## [EXERCISE AIM]
Your answer should be one number: how many lines of the data include the string "this"?
— Begin ENTRIES SUPPLIED —
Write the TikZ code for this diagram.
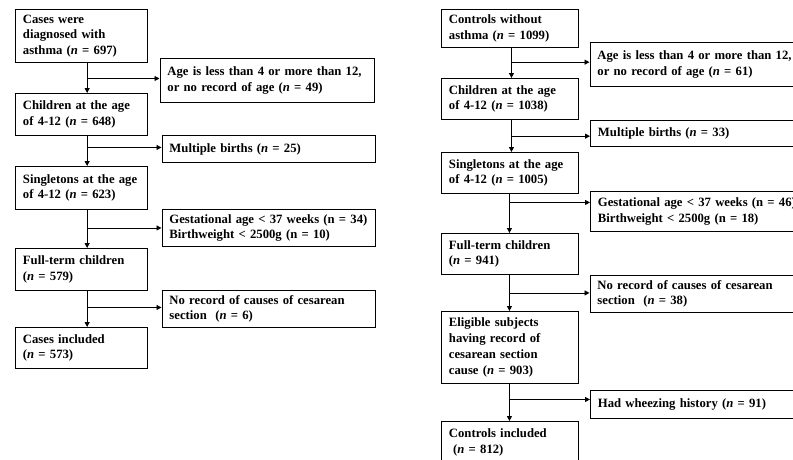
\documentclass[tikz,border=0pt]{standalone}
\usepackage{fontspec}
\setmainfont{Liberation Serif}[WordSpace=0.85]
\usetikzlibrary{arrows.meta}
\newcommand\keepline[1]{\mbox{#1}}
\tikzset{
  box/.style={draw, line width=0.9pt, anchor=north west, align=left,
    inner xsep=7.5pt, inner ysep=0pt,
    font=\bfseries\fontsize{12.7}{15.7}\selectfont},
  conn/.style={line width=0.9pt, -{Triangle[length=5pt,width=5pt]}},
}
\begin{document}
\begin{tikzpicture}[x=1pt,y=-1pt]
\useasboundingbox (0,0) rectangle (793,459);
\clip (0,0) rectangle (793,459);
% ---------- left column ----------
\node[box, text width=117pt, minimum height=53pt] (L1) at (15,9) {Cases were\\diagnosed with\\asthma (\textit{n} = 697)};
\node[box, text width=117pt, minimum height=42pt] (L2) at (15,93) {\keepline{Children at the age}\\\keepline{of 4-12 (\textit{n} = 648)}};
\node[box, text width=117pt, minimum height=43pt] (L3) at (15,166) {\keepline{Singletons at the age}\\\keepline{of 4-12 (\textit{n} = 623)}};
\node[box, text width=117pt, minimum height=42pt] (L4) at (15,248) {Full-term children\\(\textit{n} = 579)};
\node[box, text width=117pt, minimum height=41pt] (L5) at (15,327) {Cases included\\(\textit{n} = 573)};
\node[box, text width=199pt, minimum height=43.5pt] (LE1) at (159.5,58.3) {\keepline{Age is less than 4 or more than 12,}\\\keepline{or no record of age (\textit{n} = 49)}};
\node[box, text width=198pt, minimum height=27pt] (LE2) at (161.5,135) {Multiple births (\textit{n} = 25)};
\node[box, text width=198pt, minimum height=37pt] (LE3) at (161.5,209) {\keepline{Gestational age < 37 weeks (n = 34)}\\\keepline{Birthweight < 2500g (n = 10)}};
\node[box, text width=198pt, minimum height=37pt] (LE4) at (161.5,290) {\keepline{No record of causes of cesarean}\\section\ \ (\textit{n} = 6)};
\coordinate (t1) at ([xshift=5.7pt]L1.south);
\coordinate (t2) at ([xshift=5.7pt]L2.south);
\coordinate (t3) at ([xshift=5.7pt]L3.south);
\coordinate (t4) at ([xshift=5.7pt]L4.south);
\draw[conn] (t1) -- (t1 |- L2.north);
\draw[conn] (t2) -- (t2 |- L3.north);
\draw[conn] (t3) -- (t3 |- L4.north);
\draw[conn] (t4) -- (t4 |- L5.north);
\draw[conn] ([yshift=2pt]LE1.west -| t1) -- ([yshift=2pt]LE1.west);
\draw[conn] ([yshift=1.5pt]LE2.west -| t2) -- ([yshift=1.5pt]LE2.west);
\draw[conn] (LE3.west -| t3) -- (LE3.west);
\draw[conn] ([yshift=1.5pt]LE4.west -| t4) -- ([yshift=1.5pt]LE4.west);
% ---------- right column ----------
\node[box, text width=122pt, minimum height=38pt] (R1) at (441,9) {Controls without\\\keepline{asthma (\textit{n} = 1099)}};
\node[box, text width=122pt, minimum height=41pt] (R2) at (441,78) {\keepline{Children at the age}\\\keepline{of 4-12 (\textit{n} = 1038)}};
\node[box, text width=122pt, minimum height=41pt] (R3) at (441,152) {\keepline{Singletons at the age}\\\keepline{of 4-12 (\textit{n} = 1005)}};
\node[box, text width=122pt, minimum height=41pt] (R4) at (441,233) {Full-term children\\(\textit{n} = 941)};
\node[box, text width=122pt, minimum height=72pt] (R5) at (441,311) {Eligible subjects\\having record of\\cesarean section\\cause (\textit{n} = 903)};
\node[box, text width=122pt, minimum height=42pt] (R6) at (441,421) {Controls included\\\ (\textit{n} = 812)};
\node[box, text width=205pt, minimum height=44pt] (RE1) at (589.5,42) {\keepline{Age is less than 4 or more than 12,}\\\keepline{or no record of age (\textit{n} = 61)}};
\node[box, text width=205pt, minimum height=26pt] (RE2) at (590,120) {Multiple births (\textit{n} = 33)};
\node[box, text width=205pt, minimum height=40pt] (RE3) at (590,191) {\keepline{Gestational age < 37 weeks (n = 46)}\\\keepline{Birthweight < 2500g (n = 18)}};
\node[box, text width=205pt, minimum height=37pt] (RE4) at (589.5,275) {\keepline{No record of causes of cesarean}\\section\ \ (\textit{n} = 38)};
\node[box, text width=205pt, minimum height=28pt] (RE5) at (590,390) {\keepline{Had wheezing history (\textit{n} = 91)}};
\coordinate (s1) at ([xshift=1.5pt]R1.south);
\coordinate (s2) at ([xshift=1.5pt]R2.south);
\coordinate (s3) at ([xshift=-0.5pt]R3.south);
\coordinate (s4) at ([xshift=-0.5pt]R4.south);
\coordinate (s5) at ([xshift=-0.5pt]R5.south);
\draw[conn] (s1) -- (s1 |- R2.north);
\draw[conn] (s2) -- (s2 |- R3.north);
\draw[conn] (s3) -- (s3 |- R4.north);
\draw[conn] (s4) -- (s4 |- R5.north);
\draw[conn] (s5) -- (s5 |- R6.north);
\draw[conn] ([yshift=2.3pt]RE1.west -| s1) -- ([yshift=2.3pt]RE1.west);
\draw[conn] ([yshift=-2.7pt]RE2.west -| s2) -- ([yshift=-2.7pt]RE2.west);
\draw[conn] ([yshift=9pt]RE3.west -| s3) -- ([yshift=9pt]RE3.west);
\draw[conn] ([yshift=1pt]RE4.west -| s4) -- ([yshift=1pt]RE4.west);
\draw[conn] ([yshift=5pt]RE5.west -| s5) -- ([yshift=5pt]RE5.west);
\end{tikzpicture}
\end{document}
— End ENTRIES SUPPLIED —
— Begin ENTRIES SUPPLIED —
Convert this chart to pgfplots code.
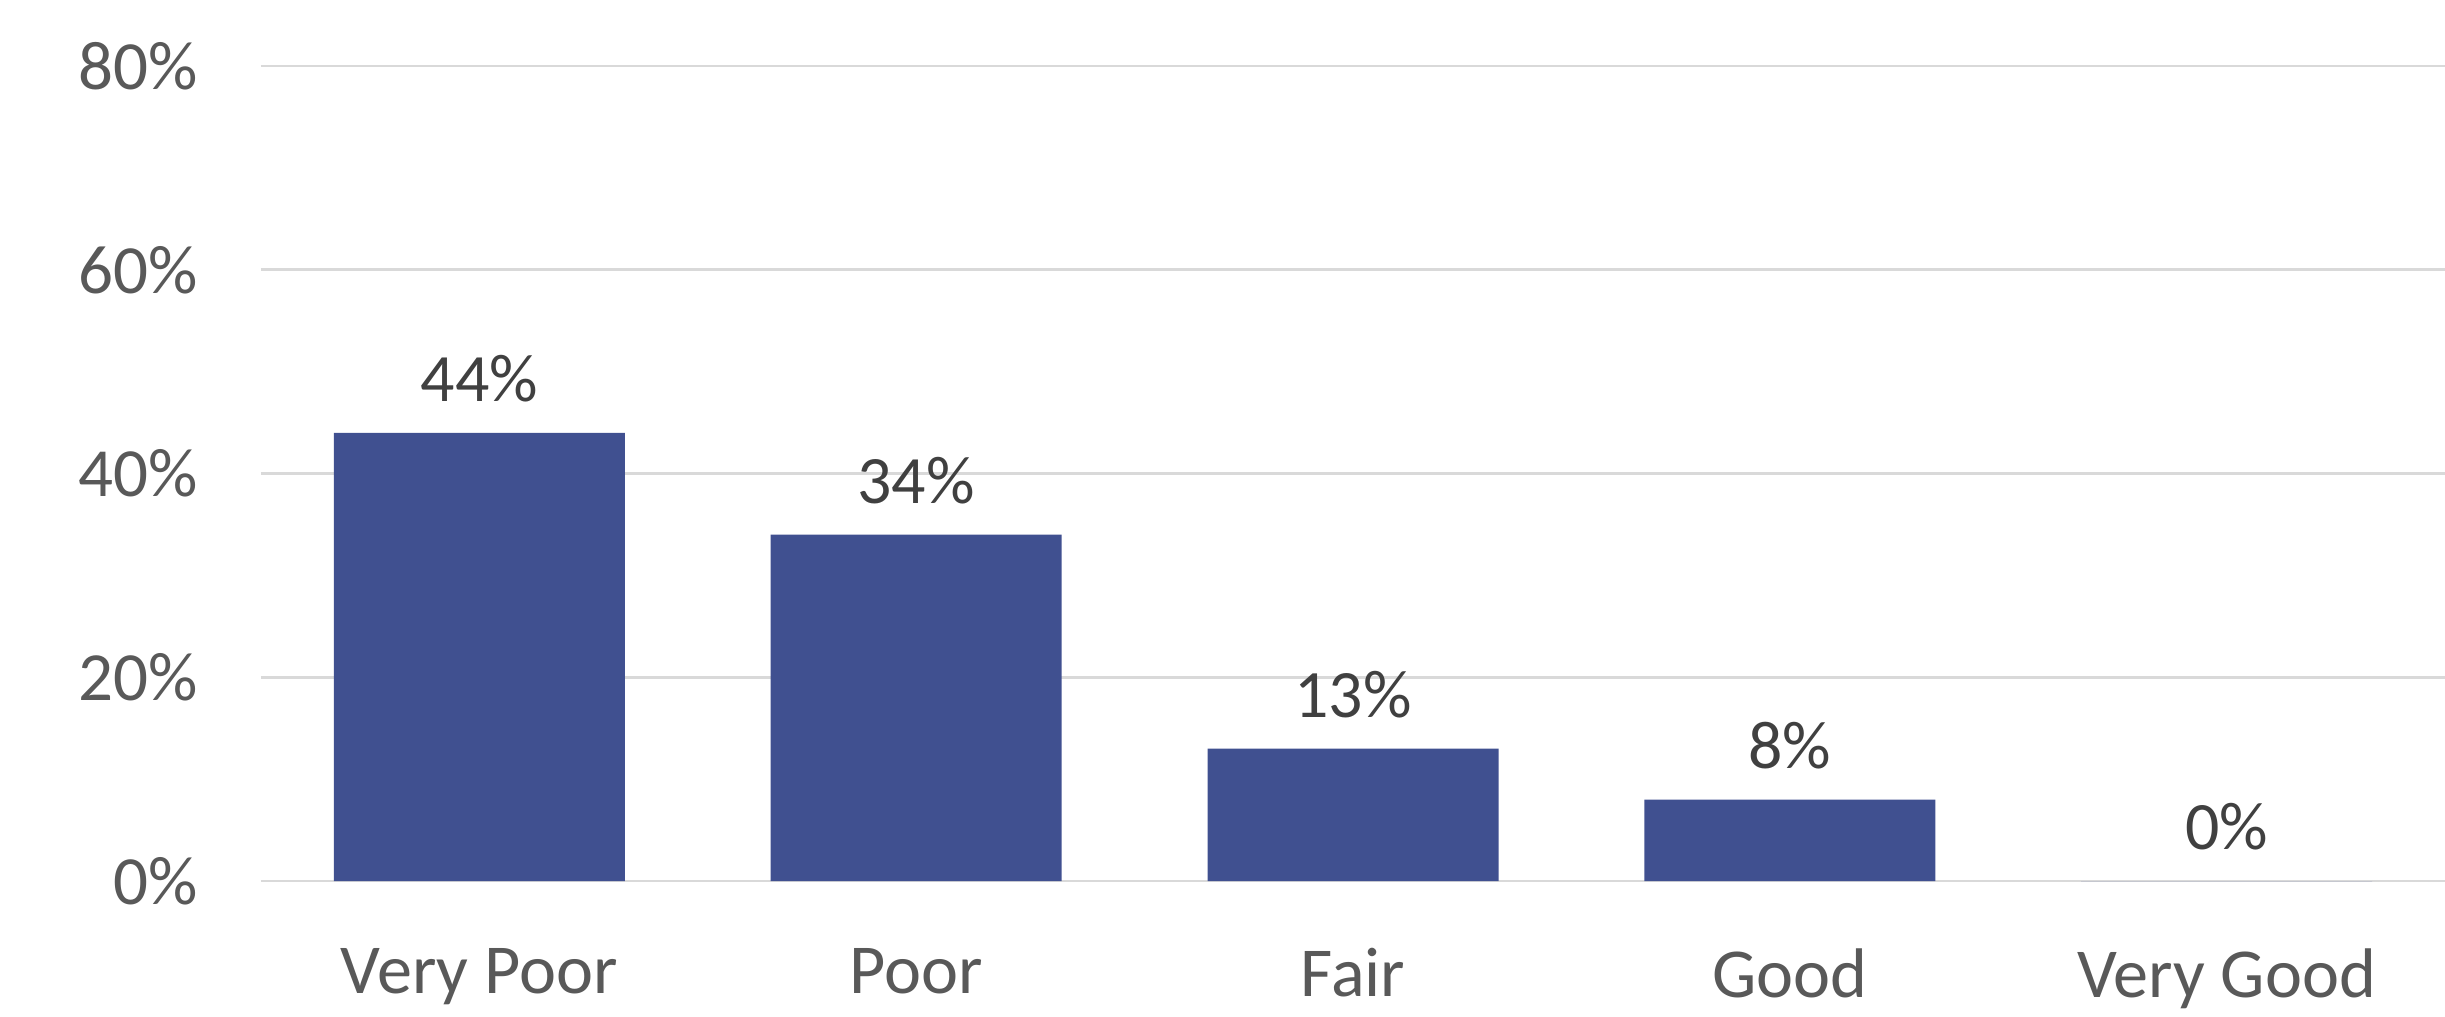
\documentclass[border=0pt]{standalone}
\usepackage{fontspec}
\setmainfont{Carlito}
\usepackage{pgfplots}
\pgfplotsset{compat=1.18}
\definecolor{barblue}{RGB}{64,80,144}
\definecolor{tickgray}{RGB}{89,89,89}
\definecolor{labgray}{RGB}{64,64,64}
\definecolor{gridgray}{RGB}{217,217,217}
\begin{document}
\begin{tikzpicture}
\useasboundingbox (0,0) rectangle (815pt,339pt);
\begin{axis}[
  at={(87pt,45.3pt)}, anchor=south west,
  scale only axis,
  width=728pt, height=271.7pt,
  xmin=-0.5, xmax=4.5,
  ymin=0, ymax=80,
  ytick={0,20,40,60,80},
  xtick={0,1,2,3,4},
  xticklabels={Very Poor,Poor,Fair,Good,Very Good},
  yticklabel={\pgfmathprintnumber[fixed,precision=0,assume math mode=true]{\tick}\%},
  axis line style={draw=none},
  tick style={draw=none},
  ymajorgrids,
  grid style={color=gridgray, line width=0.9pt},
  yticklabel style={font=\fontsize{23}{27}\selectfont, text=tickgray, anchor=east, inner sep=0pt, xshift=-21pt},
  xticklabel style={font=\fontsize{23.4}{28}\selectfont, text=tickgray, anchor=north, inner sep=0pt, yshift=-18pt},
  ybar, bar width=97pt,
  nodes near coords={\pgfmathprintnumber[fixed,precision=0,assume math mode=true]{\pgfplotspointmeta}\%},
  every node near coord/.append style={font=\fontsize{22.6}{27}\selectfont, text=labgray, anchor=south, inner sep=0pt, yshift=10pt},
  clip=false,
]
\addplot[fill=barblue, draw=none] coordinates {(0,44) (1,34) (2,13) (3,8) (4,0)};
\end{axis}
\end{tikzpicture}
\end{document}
— End ENTRIES SUPPLIED —
— Begin ENTRIES SUPPLIED —
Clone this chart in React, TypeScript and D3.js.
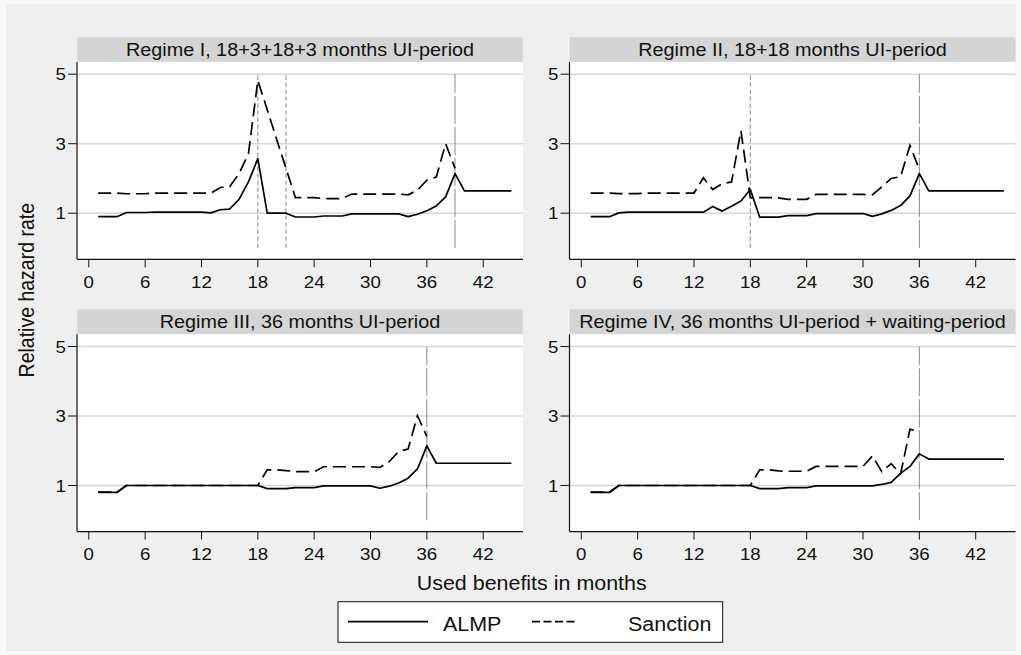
— End ENTRIES SUPPLIED —
## [EXERCISE RESPONSE]
3